Some years later, we once again found ourselves suffering due to the way the application had been designed. I shut myself away for a couple of weeks whilst my family were away visiting relatives in Scotland and wrote pgAdmin II, using a far more structured and maintainable design that implemented a much more usable user interface. I was particularly proud of the design and cleanliness of that code, but by 2002, we needed to start over again. This time it wasn't the application design that was holding us back, but rather the choice of technology. Visual Basic didn't handle internationalization or localization well, nor did it run on platforms other than Windows without the use of WINE, under which it was never particularly stable. The hard decision was made to rewrite everything again, this time using C++ with the wxWidgets framework. pgAdmin III looked much like pgAdmin II, but it solved all of the problems our (in particular) Japanese Linux-using friends were experiencing. Now in its third incarnation, pgAdmin remains the most popular Open Source GUI tool for managing Postgres.

I continued to work at the housing provider and make good use of Postgres until 2007, at which time I moved to EnterpriseDB so I could concentrate on my Postgres work full time. At EDB, not only do I work on our own tools, I also continue to contribute to the PostgreSQL community in various ways. I have the privilege of having full support of the management at EDB for my community work, allowing me the freedom to work on whatever I need to in order to fulfill my community roles on the core team, the PostgreSQL Europe board, and of course, pgAdmin. One of the products I’m responsible for at EDB is Postgres Enterprise Manager, which has a fat client interface that’s based on pgAdmin. This has allowed us to put more effort into the maintenance of pgAdmin, with members of the PEM team at EDB regularly contributing code, fixing bugs and reviewing the patches from elsewhere. Ashesh Vashi has even been made a committer for his efforts.

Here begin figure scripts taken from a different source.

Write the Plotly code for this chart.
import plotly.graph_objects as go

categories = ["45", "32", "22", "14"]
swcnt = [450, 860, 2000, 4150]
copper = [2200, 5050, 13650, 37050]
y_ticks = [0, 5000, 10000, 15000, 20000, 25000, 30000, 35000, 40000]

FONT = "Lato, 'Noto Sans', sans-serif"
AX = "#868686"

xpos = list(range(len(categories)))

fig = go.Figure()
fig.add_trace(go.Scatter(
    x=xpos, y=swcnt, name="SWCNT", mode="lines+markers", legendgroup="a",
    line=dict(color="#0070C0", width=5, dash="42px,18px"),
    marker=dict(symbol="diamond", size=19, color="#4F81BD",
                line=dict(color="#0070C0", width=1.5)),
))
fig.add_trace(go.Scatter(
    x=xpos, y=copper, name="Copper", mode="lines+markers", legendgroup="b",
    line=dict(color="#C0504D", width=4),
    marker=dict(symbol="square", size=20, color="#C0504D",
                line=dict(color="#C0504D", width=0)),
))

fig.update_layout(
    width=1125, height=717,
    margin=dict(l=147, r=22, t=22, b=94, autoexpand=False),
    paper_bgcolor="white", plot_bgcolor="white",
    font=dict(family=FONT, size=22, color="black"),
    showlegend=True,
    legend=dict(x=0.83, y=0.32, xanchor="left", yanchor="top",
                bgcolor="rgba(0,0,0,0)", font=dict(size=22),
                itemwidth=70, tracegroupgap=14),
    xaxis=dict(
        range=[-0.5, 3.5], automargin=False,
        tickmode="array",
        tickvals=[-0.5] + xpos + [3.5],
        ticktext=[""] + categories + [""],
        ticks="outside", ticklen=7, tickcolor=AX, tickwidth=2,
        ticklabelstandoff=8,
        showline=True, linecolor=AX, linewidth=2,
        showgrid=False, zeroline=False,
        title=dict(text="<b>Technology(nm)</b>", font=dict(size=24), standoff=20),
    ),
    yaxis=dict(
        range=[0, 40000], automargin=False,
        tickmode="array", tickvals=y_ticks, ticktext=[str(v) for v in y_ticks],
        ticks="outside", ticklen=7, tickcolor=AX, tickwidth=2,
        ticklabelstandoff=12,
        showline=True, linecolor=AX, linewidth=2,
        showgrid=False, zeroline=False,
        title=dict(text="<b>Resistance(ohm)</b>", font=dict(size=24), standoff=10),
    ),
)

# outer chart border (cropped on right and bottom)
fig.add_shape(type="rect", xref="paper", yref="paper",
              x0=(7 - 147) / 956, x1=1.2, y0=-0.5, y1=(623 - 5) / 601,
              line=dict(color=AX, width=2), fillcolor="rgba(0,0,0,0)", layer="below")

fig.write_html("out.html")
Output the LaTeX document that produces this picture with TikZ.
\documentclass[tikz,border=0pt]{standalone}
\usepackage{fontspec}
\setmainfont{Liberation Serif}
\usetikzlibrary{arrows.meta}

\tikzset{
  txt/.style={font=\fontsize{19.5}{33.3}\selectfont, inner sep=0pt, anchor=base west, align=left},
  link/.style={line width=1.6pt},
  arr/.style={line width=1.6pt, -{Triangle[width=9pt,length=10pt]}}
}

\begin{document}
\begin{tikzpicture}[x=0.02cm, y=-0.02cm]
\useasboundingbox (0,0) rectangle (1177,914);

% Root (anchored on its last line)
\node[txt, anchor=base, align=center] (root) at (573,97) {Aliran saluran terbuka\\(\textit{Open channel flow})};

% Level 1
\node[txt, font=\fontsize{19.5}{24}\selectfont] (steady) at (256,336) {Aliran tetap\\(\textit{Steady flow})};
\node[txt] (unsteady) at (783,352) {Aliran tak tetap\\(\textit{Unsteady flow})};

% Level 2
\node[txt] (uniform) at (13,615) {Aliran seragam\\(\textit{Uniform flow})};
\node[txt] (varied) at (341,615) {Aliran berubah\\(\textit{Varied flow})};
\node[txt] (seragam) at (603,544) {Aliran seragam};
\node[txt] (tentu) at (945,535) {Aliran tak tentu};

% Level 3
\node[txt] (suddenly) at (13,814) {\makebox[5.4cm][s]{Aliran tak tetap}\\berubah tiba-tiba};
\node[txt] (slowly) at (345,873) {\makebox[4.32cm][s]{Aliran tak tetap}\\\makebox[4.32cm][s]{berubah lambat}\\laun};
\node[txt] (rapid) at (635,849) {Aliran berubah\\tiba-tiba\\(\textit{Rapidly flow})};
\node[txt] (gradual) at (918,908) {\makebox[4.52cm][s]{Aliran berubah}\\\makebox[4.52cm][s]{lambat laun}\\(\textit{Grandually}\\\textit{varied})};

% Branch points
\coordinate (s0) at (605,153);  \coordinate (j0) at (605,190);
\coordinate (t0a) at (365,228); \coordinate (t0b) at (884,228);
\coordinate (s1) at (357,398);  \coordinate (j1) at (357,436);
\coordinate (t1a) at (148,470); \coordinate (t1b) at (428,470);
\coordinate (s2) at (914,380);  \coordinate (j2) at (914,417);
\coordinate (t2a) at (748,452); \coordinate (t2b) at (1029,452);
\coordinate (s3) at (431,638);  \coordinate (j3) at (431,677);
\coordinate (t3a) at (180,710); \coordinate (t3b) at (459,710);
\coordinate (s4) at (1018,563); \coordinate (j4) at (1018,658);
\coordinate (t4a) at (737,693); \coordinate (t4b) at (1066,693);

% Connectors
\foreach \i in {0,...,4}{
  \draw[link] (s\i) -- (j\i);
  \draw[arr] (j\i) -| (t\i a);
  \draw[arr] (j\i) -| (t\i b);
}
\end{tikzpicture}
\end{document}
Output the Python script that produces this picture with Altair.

Despite the hard work over the last 12 or so years, the pgAdmin developers have come to the conclusion that there is limited life left in the current code. Aside from it being extremely hard to find C++ developers these days, we’ve also run into numerous difficult-to-fix bugs that can be traced back to issues or design choices in our code, the underlying wxWidgets framework, and some versions of GTK (the choice of which, we typically have no control as we inherit GTK from the users’ Linux distribution). What’s more, the world is shifting to a web based model these days. Cloud deployments are becoming more widely used, as well as simple instances supplied through hosting providers. Users are getting used to being able to pickup their laptop or a tablet and do whatever they need to do without having to install software – open a browser, read and write email, build a spreadsheet or create a database!

Consequently, we're now starting to design pgAdmin 4. The plan is to build a single Python-based pgAdmin that users can either deploy on a web server or run from their desktop. It’ll be designed to “live query” databases rather than query and cache schema details like the current implementation (which was designed with use over a dialup connection in mind!), and we’ll be making the application much more task focused (and therefore usable) than it is at present, as well as implementing some of the oft-requested features that are hard to do in the current code such as direct data editing in the query tool and tabbed query windows. The new code will also be extensible from the ground up, allowing support for new object types or functionality to be simply “dropped in” and auto-discovered at runtime.